> **Task brief**:
Each line from the top of the listing through the one holding "(0,0) rectangle (822,-429);" should be restated word for word, with nothing added and no pictures.

> **Given material**:
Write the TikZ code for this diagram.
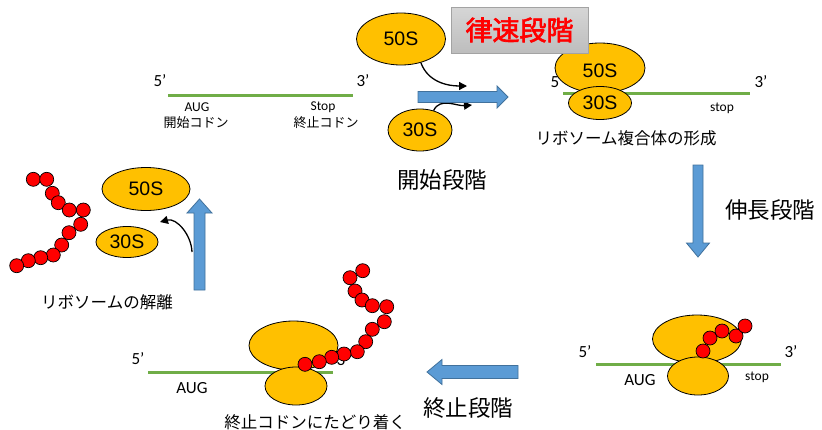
\documentclass[tikz,border=0pt]{standalone}
\usepackage{fontspec}
\setmainfont{Carlito}
\newfontfamily\jp{Noto Sans CJK JP}
\newfontfamily\jpheavy[FakeBold=2.5]{Noto Sans CJK JP}
\newfontfamily\ribofont{Liberation Sans}
\usetikzlibrary{shapes.geometric,arrows.meta}

\definecolor{ribo}{HTML}{FFC000}
\definecolor{flowblue}{HTML}{5B9BD5}
\definecolor{flowedge}{HTML}{41719C}
\definecolor{mrnagreen}{HTML}{70AD47}
\definecolor{boxtop}{HTML}{D6D6D6}
\definecolor{boxbot}{HTML}{BDBDBD}
\definecolor{boxedge}{HTML}{A3A3A3}

\tikzset{
  mrna/.style={draw=mrnagreen, line width=3pt},
  subunit/.style={ellipse, draw=black, line width=0.8pt, fill=ribo, inner sep=0pt,
                  font=\ribofont\fontsize{19.5}{19.5}\selectfont},
  bead/.style={circle, draw=black, line width=0.7pt, fill=red, minimum size=14pt, inner sep=0pt},
  lbl/.style={inner sep=0pt, font=\fontsize{17}{17}\selectfont},
  small/.style={inner sep=0pt, font=\fontsize{13.5}{13.5}\selectfont},
  jlbl/.style={inner sep=0pt, font=\jp\fontsize{16.5}{16.5}\selectfont},
  jsmall/.style={inner sep=0pt, font=\jp\fontsize{13}{13}\selectfont},
  stage/.style={inner sep=0pt, font=\jp\fontsize{22.5}{22.5}\selectfont},
  blockarrow/.style={fill=flowblue, draw=flowedge, line width=0.8pt, line join=miter},
  curvearrow/.style={draw=black, line width=1.3pt, -{Triangle[length=8pt,width=8pt]}},
}

\begin{document}
\begin{tikzpicture}[x=1pt,y=1pt]
\useasboundingbox (0,0) rectangle (822,-429);

% ---------- free mRNA with its codons ----------
\draw[mrna] (168,-95) -- (353,-95);
\node[lbl] (tl5) at (160,-81) {5’};
\node[lbl] (tl3) at (363,-81) {3’};
\node[small] (tlaug) at (197,-107) {AUG};
\node[jsmall] (tlstartc) at (196,-123) {開始コドン};
\node[small] (tlstop) at (323,-107) {Stop};
\node[jsmall] (tlstopc) at (326,-123) {終止コドン};

% ---------- separate subunits joining ----------
\node[subunit, minimum width=89pt, minimum height=52pt] (s50a) at (401,-39) {50S};
\node[subunit, minimum width=64pt, minimum height=42pt] (s30a) at (420,-130) {30S};
\coordinate (j1) at (467,-86);
\coordinate (j2) at (472,-105);
\draw[curvearrow] (s50a.-50) to[out=-70,in=180] (j1);
\draw[curvearrow] (s30a.55) to[out=65,in=185] (j2);

% initiation arrow
\fill[blockarrow] (418,-91.5) -- (497,-91.5) -- (497,-86) -- (508,-97)
  -- (497,-108) -- (497,-102.5) -- (418,-102.5) -- cycle;
\node[stage] (initst) at (442,-180) {開始段階};

% ---------- initiation complex ----------
\draw[mrna] (563,-93) -- (750,-93);
\node[lbl] (tr5) at (557,-82) {5’};
\node[lbl] (tr3) at (761,-82) {3’};
\node[small] (trstop) at (722,-108) {stop};
\node[subunit, minimum width=90pt, minimum height=50pt] (s50b) at (600,-68) {};
\node[inner sep=0pt, font=\ribofont\fontsize{19.5}{19.5}\selectfont] (t50b) at (600,-71) {50S};
\node[subunit, minimum width=63pt, minimum height=33pt] (s30b) at (600,-103) {30S};
\node[jlbl] (complex) at (626,-138) {リボソーム複合体の形成};

% rate-limiting step label
\node[draw=boxedge, line width=0.8pt, top color=boxtop, bottom color=boxbot,
      minimum width=137pt, minimum height=46pt, inner sep=0pt,
      font=\jpheavy\fontsize{27}{27}\selectfont, text=red] (ratelim) at (519.5,-30) {律速段階};

% elongation arrow
\fill[blockarrow] (693,-165) -- (703,-165) -- (703,-243) -- (709.5,-243) -- (698,-257)
  -- (686.5,-243) -- (693,-243) -- cycle;
\node[stage] (elongst) at (770,-210) {伸長段階};

% ---------- elongating ribosome ----------
\draw[mrna] (596,-364) -- (781,-364);
\node[lbl] (br5) at (585,-352) {5’};
\node[lbl] (br3) at (791,-352) {3’};
\node[lbl] (braug) at (640,-380) {AUG};
\node[small] (brstop) at (757,-377) {stop};
\node[subunit, minimum width=89pt, minimum height=48pt] (s50c) at (697,-339) {};
\node[subunit, minimum width=61pt, minimum height=38pt] (s30c) at (698,-376) {};
\foreach \p [count=\i] in {(703,-351),(710,-338),(722,-331),(736,-336),(745,-326)}
  \node[bead] (pa\i) at \p {};

% termination arrow
\fill[blockarrow] (518,-365.5) -- (442,-365.5) -- (442,-359.5) -- (427,-372)
  -- (442,-384.5) -- (442,-378.5) -- (518,-378.5) -- cycle;
\node[stage] (termst) at (468,-408) {終止段階};

% ---------- ribosome at the stop codon ----------
\draw[mrna] (148,-372) -- (333,-372);
\node[lbl] (bl5) at (138,-359) {5’};
\node[lbl] (bl3) at (343,-360) {3’};
\node[lbl] (blaug) at (192,-388) {AUG};
\node[subunit, minimum width=89pt, minimum height=49pt] (s50d) at (293.5,-345.5) {};
\node[subunit, minimum width=62pt, minimum height=38pt] (s30d) at (296,-386) {};
\foreach \p [count=\i] in {(362.7,-270.7),(350,-277.7),(355,-291),(362,-300),(372.3,-305.7),
    (386.7,-306.7),(384.3,-321.7),(372.3,-329.3),(365.7,-341.7),(357.3,-351.7),
    (344,-354),(331.7,-357.3),(319.3,-361.7),(305,-364.3)}
  \node[bead] (pb\i) at \p {};
\node[jlbl] (arrive) at (315,-422) {終止コドンにたどり着く};

% recycling arrow
\fill[blockarrow] (194,-290) -- (194,-213) -- (187,-213) -- (199.5,-199) -- (212,-213)
  -- (205,-213) -- (205,-290) -- cycle;

% ---------- dissociated ribosome and released peptide ----------
\node[subunit, minimum width=88pt, minimum height=43pt] (s50e) at (146,-189) {50S};
\node[subunit, minimum width=62pt, minimum height=31pt] (s30e) at (127,-242) {30S};
\coordinate (r0) at (192,-252);
\coordinate (r1) at (160,-222);
\draw[curvearrow] (r0) to[out=92,in=15] (r1);
\foreach \p [count=\i] in {(33.3,-179.3),(46.7,-179.3),(52.3,-193.3),(58.3,-202.7),(69.3,-210),
    (83.3,-210),(80.7,-224.3),(69,-232.7),(61.7,-245),(53.3,-255),(40.7,-257.7),
    (28.3,-260.7),(16.7,-265.7)}
  \node[bead] (pc\i) at \p {};
\node[jlbl] (release) at (107,-302) {リボソームの解離};
\end{tikzpicture}
\end{document}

> **Task output**:
Write the TikZ code for this diagram.
\documentclass[tikz,border=0pt]{standalone}
\usepackage{fontspec}
\setmainfont{Carlito}
\newfontfamily\jp{Noto Sans CJK JP}
\newfontfamily\jpheavy[FakeBold=2.5]{Noto Sans CJK JP}
\newfontfamily\ribofont{Liberation Sans}
\usetikzlibrary{shapes.geometric,arrows.meta}

\definecolor{ribo}{HTML}{FFC000}
\definecolor{flowblue}{HTML}{5B9BD5}
\definecolor{flowedge}{HTML}{41719C}
\definecolor{mrnagreen}{HTML}{70AD47}
\definecolor{boxtop}{HTML}{D6D6D6}
\definecolor{boxbot}{HTML}{BDBDBD}
\definecolor{boxedge}{HTML}{A3A3A3}

\tikzset{
  mrna/.style={draw=mrnagreen, line width=3pt},
  subunit/.style={ellipse, draw=black, line width=0.8pt, fill=ribo, inner sep=0pt,
                  font=\ribofont\fontsize{19.5}{19.5}\selectfont},
  bead/.style={circle, draw=black, line width=0.7pt, fill=red, minimum size=14pt, inner sep=0pt},
  lbl/.style={inner sep=0pt, font=\fontsize{17}{17}\selectfont},
  small/.style={inner sep=0pt, font=\fontsize{13.5}{13.5}\selectfont},
  jlbl/.style={inner sep=0pt, font=\jp\fontsize{16.5}{16.5}\selectfont},
  jsmall/.style={inner sep=0pt, font=\jp\fontsize{13}{13}\selectfont},
  stage/.style={inner sep=0pt, font=\jp\fontsize{22.5}{22.5}\selectfont},
  blockarrow/.style={fill=flowblue, draw=flowedge, line width=0.8pt, line join=miter},
  curvearrow/.style={draw=black, line width=1.3pt, -{Triangle[length=8pt,width=8pt]}},
}

\begin{document}
\begin{tikzpicture}[x=1pt,y=1pt]
\useasboundingbox (0,0) rectangle (822,-429);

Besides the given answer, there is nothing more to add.